The Consumer Financial Protection Bureau (CFPB) today announced new rules of the road that aim to make the use and costs of prepaid card accounts more transparent for users.
However, a fundamental flaw of most prepaid cards — that their terms deny consumers their right to go to court – may undermine the impact of these new rules.
Prepaid cards – formally known as general-purpose reloadable (GPR) prepaid cards – increasingly have become a convenient tool for consumers. A shopper can simply add money to a card that can be used later to buy a product or service at a cash register or over the Internet. Because of their ease of use, the market for prepaid cards has grown exponentially over the years, outpacing debit and credit card use.
But consumer advocacy groups have reported weak protections for prepaid card users, particularly for people in vulnerable communities who do not, or are unable to, open and maintain bank accounts. Advocates also have pointed to the lack of transparency in how prepaid cards are run, including how fees are charged on cards.
It’s significant that the CFPB has examined the problems and responded with a proposed rule that would, among other things, improve disclosures, add protections for lost and stolen cards, and make it easier for consumers to access their prepaid accounts.

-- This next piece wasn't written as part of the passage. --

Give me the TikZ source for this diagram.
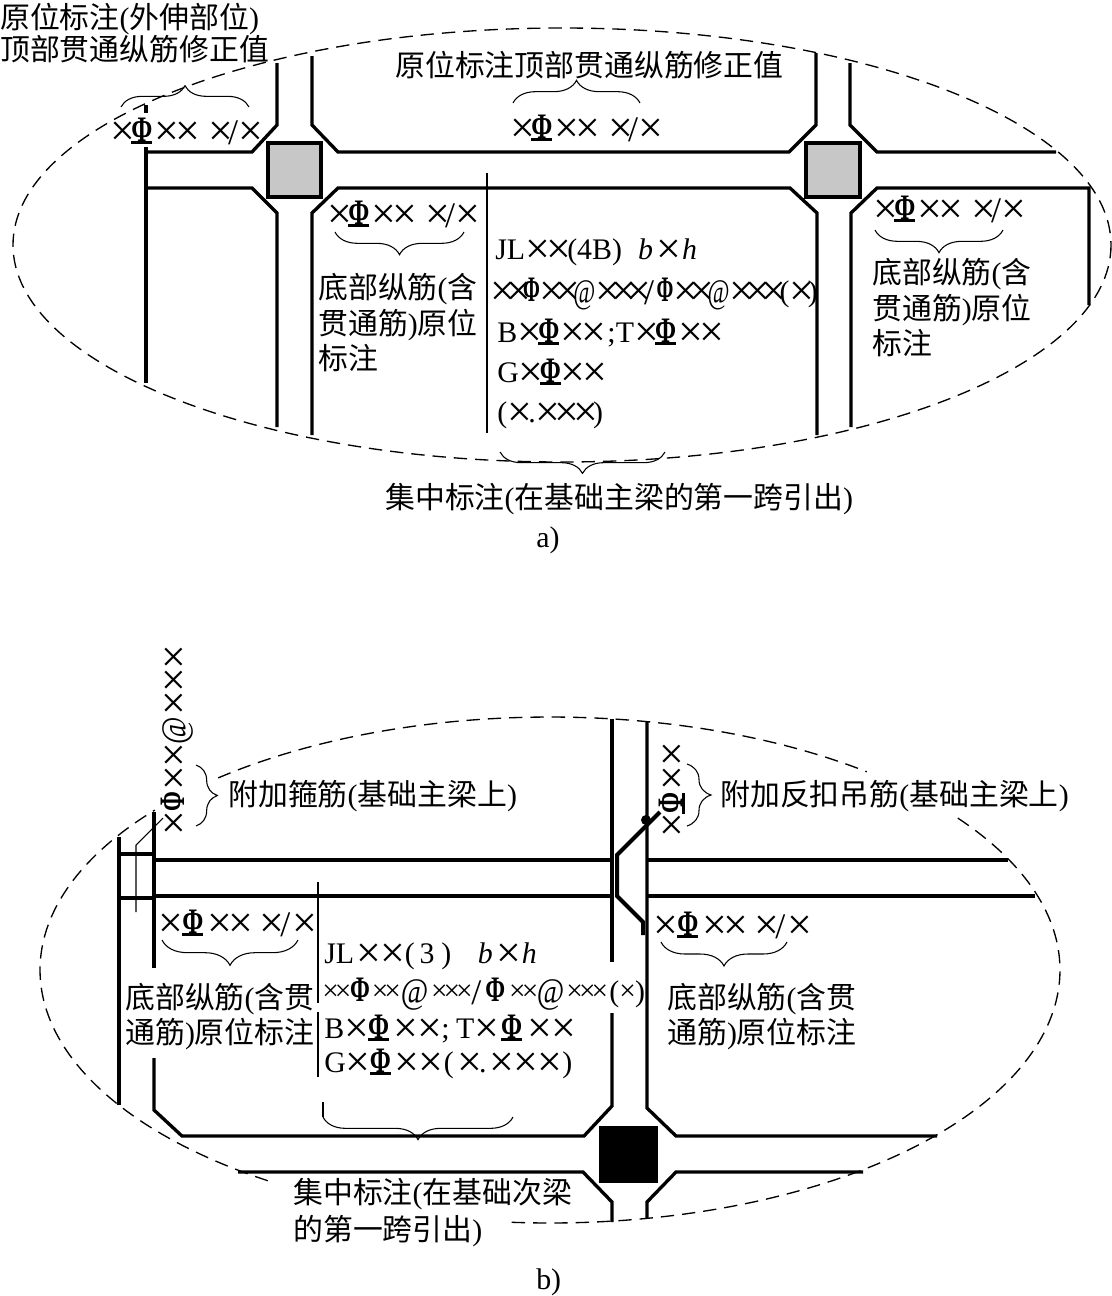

Notably, the CFPB also proposes to bring some prepaid cards protections under the Electronic Fund Transfer Act (EFTA) – a law that safeguards consumers engaging in electronic financial transactions.
However, some restrictions in prepaid card contracts could interfere with the EFTA protections that the CFPB seeks to provide to card users. Most prepaid card terms include a forced arbitration clause, which restricts users’ ability to sue card providers and financial institutions that violate the law and harm users in the process. Instead of court, these prepaid card terms require users to settle their legal disputes in a private arbitration system. Overwhelmingly, the prepaid card arbitration clauses also contain class-action bans. Class actions enable consumers to act and seek compensation not only for themselves but for others similarly harmed.
One prepaid card for example, requires arbitration of disputes, designates arbitration providers American Arbitration Association or JAMS to settle the disputes, and prohibits cardholder participation in class actions against it.
These provisions could block consumers who seek to enforce their rights under the Electronic Fund Transfer Act. Along with its protections, the EFTA contains language that grants consumers remedies for violations of its provisions. The law even provides guidance for consumers to join together in class actions to seek accountability. Yet, the prepaid card terms restrict that feature for consumers.
The CFPB is well aware of this problem across the financial services sector, and specifically in the prepaid card sector. In an ongoing arbitration study, it reported the prevalence of arbitration clauses and class-action bans in prepaid card terms:
• About 81 percent of the prepaid cards studied (51 of 63 prepaid card contracts), and all of the cards for which market share data are available, have arbitration clauses in their cardholder contracts.
• The overall use of arbitration clauses in prepaid card contracts is greater than in either credit card or checking account contracts.
• 96.1 percent of clauses in the CFPB’s prepaid study sample did not allow arbitration to proceed on a class basis.
The CFPB cannot act on forced arbitration until the study is completed. The agency must release the study as soon as possible, so it can write a rule to banish the predatory practice of forced arbitration from prepaid cards and all other consumer financial products and services.